I got kits for the beds because I wanted to put them together quickly—there are a lot of great ones online. I assembled them in half an hour. Shannon [Lai] mapped out my plot plan. I have tomatoes, parsley, basil, cilantro, dill, peppers, cucumbers, cabbage, kale, beets, carrots, and radishes.
On Educating Herself
I did an interview with Ron Finely, the Gangsta Gardener, who has a MasterClass on edible growing I found really helpful. I’ve taken a few New York Botanical Garden courses, as well as one with Annie Novak of Growing Chefs.
On the Biggest Piece of Growing Advice She Learned
What everyone says about growing veggies is that your soil is gold. You want to make sure there are healthy microbes in it, as well as nutrients. That’s the thing I love about plants—they’re so rife with metaphor.

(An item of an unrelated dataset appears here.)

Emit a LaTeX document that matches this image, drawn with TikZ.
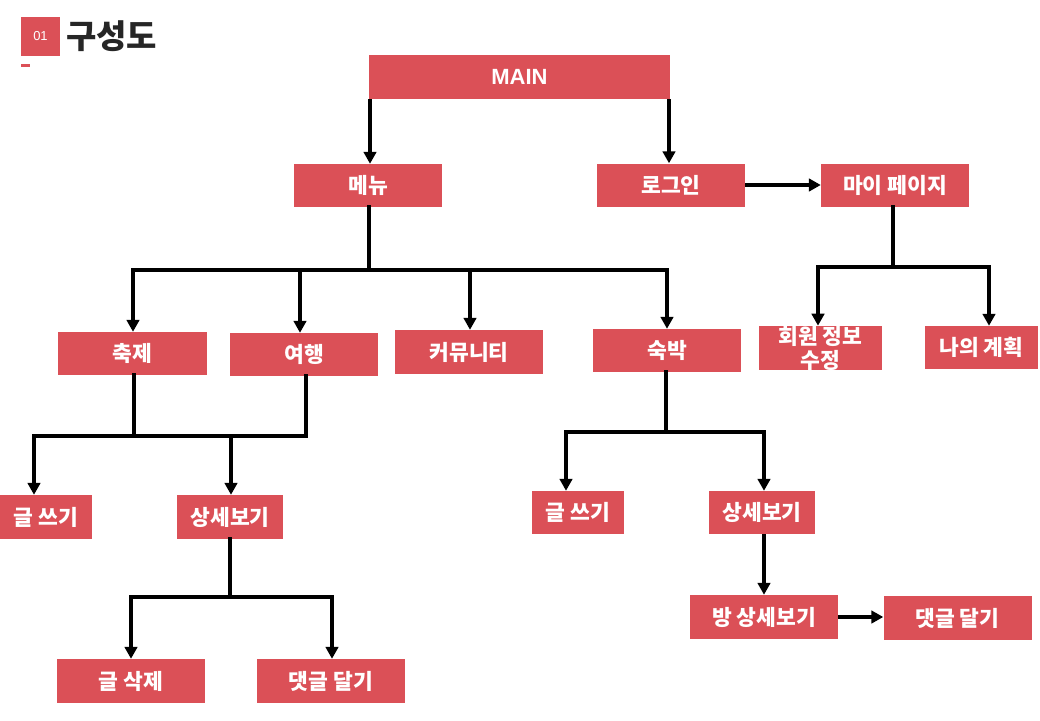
\documentclass[tikz,border=0pt]{standalone}
\usepackage{fontspec}
\setmainfont{Liberation Sans}
\newfontfamily\kr{Noto Sans CJK KR}
\usetikzlibrary{arrows.meta}
\definecolor{boxred}{HTML}{DB5057}
\definecolor{titlegray}{HTML}{262626}
\tikzset{
  box/.style={fill=boxred, draw=none, text=white, inner sep=0pt, align=center,
    font=\kr\bfseries\fontsize{21.5}{25}\selectfont},
  ln/.style={line width=3.6pt, draw=black, line cap=rect},
  arr/.style={line width=3.6pt, draw=black, -{Triangle[length=12pt,width=12.5pt]}},
}
\begin{document}
\begin{tikzpicture}[x=1pt,y=-1pt]
\useasboundingbox (0,0) rectangle (1040,720);
% header
\node[fill=boxred, minimum width=39pt, minimum height=39pt, inner sep=0pt, text=white,
  font=\fontsize{13}{15}\selectfont] (num) at (40.5,36.5) {01};
\fill[boxred] (21,64) rectangle (30,67);
\node[anchor=west, inner sep=0pt, text=titlegray, font=\kr\bfseries\fontsize{33}{36}\selectfont] (title) at (66,36) {구성도};
% boxes
\node[box, minimum width=301pt, minimum height=44pt, font=\bfseries\fontsize{22}{24}\selectfont] (main) at (519.5,77) {MAIN};
\node[box, minimum width=148pt, minimum height=43pt] (menu) at (368,185.5) {메뉴};
\node[box, minimum width=148pt, minimum height=43pt] (login) at (671,185) {로그인};
\node[box, minimum width=148pt, minimum height=43pt] (mypage) at (895,185.5) {마이 페이지};
\node[box, minimum width=149pt, minimum height=43pt] (fest) at (132.5,353.5) {축제};
\node[box, minimum width=148pt, minimum height=43pt] (trip) at (304,354.5) {여행};
\node[box, minimum width=148pt, minimum height=44pt] (comm) at (469,352) {커뮤니티};
\node[box, minimum width=148pt, minimum height=43pt] (stay) at (667,350.5) {숙박};
\node[box, minimum width=123pt, minimum height=44pt] (info) at (820.5,348) {회원 정보\\[-1pt]수정};
\node[box, minimum width=113pt, minimum height=43pt] (plan) at (981.5,347.5) {나의 계획};
\node[box, minimum width=92pt, minimum height=44pt] (lwrite) at (46,517) {글 쓰기};
\node[box, minimum width=106pt, minimum height=44pt] (ldetail) at (230,517) {상세보기};
\node[box, minimum width=92pt, minimum height=43pt] (rwrite) at (578,512.5) {글 쓰기};
\node[box, minimum width=106pt, minimum height=43pt] (rdetail) at (762,512.5) {상세보기};
\node[box, minimum width=148pt, minimum height=44pt] (room) at (764,617) {방 상세보기};
\node[box, minimum width=148pt, minimum height=44pt] (rcomment) at (957.5,618) {댓글 달기};
\node[box, minimum width=148pt, minimum height=44pt] (delete) at (131,681) {글 삭제};
\node[box, minimum width=148pt, minimum height=44pt] (lcomment) at (331,681) {댓글 달기};
% bus coordinates
\coordinate (b1a) at (133,270); \coordinate (b1b) at (300,270);
\coordinate (b1c) at (470,270); \coordinate (b1d) at (667,270);
\coordinate (b2a) at (818,267); \coordinate (b2b) at (989,267);
\coordinate (b3a) at (34,436);  \coordinate (b3b) at (231,436);
\coordinate (b4a) at (566,432); \coordinate (b4b) at (764,432);
\coordinate (b5a) at (131,597); \coordinate (b5b) at (332,597);
% connectors
\draw[arr] (main.south -| 370,0) -- (menu.north -| 370,0);
\draw[arr] (main.south -| 669,0) -- (login.north -| 669,0);
\draw[arr] (login.east) -- (login.east -| mypage.west);
% menu tree
\draw[ln] (menu.south -| 369,0) -- (b1a -| 369,0);
\draw[ln] (b1a) -- (b1d);
\draw[arr] (b1a) -- (b1a |- fest.north);
\draw[arr] (b1b) -- (b1b |- trip.north);
\draw[arr] (b1c) -- (b1c |- comm.north);
\draw[arr] (b1d) -- (b1d |- stay.north);
% mypage tree
\draw[ln] (mypage.south -| 893,0) -- (b2a -| 893,0);
\draw[ln] (b2a) -- (b2b);
\draw[arr] (b2a) -- (b2a |- info.north);
\draw[arr] (b2b) -- (b2b |- plan.north);
% fest / trip tree
\draw[ln] (fest.south -| 134,0) -- (b3a -| 134,0);
\draw[ln] (trip.south -| 306,0) -- (b3a -| 306,0);
\draw[ln] (b3a) -- (b3a -| 306,0);
\draw[arr] (b3a) -- (b3a |- lwrite.north);
\draw[arr] (b3b) -- (b3b |- ldetail.north);
% stay tree
\draw[ln] (stay.south -| 666,0) -- (b4a -| 666,0);
\draw[ln] (b4a) -- (b4b);
\draw[arr] (b4a) -- (b4a |- rwrite.north);
\draw[arr] (b4b) -- (b4b |- rdetail.north);
% right detail
\draw[arr] (rdetail.south -| 764,0) -- (room.north -| 764,0);
\draw[arr] (room.east) -- (room.east -| rcomment.west);
% left detail tree
\draw[ln] (ldetail.south -| 230,0) -- (b5a -| 230,0);
\draw[ln] (b5a) -- (b5b);
\draw[arr] (b5a) -- (b5a |- delete.north);
\draw[arr] (b5b) -- (b5b |- lcomment.north);
\end{tikzpicture}
\end{document}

You need to have a good foundation.
On Finding a New Connection With Food
I kept worrying: What if a raccoon comes, or a storm, or a pest? I couldn’t imagine putting all this love and effort and care into something and having it totally wiped out. It made me realize people who grow food on an organic farm scale do it because they truly love it—it is such a complex, difficult endeavor. When I had the little seeds in my hands, I felt so disconnected from them—I almost couldn’t believe a plant could come out of something the size of a grain. But they have. It’s renewed this feeling of being on an extraordinary planet. Plants take water and sunlight and turn it into food and give it away for free. It’s a relationship you don’t get from going to Whole Foods and buying a cucumber.
On Her Best Plant Wisdom
My mentor always says, “Right plant, right place.” You want to check that a plant has the right exposure, whether that’s full sun, partial sun, or full shade. With houseplants, you want to be careful with watering. Since they’re in a pot, it’s easy for their roots to rot if you overwater them. Don’t let them dry out, but if you stick a finger in the dirt and it comes out even a little wet, don’t water it. And don’t let it sit in a saucer of water—it will just suck it all out.
I notice a real correlation between the health of my houseplants and my personal health when I’m not drinking enough water, getting enough sleep, or feeding myself properly. When you’re taking the time to do things a little more meditatively, and treat plant care more like a spiritual practice than a chore, that’s very helpful. Plants are a lot more like you than you think.